Question

A fountain sends water to a height of 150 meters. What is the difference between the pressure of the water system and the atmospheric pressure?

Answer 1

How can we find the pressure with only one piece of data, the height of the fountain? We must make some crazy assumptions.

Bernoulli equation

Lets call point 1 the water before it leaves the fountain jet, and point 2 is the peak of the fountain water.

(P1/gamma) + (V1^2/2g) + z1 = (P2/gamma) + (V2^2/2g) + z2

z2 = 150 m
z1 = 0 m
V2 = o m/s at the peak

So we get

(P1/gamma) + (V1^2/2g) = (P2/gamma) + z2

There is no way to solve this because there is one equation and two unknowns. There may be another equation that relates the pressure and velocity of the water at point one, but I don't know one.

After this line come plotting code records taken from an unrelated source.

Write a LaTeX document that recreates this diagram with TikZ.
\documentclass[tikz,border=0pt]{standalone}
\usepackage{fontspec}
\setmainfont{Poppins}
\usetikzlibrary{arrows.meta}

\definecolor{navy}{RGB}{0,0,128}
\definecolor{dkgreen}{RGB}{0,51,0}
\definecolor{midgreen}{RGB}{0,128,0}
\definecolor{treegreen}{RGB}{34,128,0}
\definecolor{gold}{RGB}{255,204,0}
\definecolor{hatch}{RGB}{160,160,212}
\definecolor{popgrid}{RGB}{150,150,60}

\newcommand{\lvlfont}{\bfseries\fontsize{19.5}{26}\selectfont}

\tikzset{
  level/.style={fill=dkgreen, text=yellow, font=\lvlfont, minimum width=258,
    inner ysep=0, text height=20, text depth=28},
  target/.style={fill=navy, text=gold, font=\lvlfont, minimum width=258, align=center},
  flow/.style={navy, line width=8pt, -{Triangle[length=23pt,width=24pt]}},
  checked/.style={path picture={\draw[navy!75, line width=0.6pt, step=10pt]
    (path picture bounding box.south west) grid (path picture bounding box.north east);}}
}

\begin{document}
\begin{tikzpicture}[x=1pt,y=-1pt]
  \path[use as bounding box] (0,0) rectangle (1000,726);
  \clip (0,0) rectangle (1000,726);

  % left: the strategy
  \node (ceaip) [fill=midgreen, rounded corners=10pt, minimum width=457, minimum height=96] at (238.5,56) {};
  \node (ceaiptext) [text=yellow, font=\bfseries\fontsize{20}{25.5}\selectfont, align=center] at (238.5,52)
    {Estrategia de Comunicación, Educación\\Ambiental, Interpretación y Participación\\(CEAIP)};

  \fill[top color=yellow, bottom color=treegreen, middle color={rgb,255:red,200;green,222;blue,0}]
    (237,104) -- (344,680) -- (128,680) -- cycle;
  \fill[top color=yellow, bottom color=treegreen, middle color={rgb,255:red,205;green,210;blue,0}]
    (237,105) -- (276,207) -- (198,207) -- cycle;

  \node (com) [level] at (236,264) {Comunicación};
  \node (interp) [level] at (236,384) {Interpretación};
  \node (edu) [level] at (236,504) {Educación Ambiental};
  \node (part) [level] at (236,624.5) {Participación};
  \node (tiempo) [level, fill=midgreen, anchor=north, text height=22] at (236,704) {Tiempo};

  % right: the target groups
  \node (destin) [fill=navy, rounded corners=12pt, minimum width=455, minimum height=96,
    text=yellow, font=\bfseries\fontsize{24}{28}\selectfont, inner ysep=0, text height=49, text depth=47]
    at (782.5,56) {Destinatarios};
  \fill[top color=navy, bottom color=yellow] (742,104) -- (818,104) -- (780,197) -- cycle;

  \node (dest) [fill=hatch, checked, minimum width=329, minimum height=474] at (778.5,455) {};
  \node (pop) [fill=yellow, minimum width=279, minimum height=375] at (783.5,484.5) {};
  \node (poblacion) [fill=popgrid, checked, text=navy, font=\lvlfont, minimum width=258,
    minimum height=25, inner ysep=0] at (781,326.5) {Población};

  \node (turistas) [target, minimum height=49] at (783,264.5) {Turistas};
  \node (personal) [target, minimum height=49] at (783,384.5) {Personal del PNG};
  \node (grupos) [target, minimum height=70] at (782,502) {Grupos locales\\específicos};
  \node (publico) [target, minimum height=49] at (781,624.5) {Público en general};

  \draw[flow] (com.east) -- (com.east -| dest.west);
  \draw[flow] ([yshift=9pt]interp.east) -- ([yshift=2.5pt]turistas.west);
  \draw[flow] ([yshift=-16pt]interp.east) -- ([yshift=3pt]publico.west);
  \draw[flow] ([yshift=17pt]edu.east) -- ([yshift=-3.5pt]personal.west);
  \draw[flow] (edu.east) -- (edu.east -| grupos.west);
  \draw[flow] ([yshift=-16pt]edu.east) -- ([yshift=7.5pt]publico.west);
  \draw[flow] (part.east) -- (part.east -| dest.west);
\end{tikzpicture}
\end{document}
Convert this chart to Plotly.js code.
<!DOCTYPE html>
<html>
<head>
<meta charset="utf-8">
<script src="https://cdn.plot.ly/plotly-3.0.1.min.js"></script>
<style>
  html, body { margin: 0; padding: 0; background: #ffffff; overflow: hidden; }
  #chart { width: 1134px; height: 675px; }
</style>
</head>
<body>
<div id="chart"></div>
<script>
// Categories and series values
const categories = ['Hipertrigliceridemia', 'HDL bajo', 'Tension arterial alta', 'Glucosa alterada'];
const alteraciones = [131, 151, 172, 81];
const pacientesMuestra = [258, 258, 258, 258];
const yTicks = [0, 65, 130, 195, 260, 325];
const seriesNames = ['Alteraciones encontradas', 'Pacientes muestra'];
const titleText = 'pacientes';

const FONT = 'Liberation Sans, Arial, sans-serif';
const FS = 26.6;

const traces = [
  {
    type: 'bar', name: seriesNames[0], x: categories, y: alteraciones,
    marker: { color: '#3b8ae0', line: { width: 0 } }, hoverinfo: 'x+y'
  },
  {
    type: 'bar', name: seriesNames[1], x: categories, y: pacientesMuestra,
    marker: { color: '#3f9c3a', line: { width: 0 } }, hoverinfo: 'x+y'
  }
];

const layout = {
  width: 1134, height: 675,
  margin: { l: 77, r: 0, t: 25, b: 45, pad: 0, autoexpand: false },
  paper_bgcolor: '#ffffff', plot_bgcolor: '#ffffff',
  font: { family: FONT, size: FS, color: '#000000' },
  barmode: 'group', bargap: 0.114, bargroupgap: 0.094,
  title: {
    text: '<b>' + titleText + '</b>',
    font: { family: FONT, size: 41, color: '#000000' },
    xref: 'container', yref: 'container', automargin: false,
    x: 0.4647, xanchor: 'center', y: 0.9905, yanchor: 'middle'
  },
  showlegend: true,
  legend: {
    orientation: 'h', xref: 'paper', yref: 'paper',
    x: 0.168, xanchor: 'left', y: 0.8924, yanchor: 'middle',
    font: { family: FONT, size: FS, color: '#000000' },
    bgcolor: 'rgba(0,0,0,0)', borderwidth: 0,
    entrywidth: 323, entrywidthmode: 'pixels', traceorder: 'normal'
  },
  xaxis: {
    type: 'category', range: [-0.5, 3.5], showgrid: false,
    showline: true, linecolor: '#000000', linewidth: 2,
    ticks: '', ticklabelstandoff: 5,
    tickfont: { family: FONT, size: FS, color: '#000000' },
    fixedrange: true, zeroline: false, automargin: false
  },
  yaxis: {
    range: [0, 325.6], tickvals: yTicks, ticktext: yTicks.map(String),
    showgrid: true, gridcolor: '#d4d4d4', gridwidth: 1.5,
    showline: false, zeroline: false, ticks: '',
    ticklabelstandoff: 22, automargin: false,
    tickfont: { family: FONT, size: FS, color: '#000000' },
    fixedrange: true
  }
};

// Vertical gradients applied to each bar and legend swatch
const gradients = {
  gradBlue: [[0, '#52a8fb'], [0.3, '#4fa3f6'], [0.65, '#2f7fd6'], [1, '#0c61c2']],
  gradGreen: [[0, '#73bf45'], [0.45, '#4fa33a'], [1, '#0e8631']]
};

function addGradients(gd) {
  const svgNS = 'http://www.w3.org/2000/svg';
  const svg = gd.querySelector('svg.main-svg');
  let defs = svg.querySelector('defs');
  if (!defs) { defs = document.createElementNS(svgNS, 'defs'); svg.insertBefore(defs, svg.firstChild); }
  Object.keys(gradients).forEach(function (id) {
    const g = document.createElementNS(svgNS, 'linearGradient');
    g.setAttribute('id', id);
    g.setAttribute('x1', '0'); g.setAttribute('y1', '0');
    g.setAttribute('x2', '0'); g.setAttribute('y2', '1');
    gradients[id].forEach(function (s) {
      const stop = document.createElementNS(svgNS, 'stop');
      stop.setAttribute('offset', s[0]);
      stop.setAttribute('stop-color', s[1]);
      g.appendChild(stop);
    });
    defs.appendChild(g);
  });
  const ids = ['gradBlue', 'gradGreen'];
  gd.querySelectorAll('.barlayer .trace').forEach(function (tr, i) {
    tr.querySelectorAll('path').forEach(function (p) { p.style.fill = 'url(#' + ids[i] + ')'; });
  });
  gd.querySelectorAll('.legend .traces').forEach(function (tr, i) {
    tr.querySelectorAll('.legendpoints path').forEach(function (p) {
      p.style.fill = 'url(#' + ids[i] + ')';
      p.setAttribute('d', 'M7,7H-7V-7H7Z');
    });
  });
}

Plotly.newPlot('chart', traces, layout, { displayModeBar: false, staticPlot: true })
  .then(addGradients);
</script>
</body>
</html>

I believe that they want you to call V1 = 0 m/s before it leaves the nozzle. Of course the water is moving in the pipe before it exits the nozzle, but maybe they are trying to simplify the problem.

If you use V1 = 0 m/s:

(P1/gamma) = (P2/gamma) + z2

(P1/gamma) - (P2/gamma) = z2

P1 - P2 = z2 * gamma

and gamma = density times gravity

P1 - P2 = 150 m * 1000 kg/m^3 * 9.81 m/s^2

P1 - P2 = 1471.5 kPa

Notice that this is similar to the static water pressure at a certain depth, P = density * gravity * depth.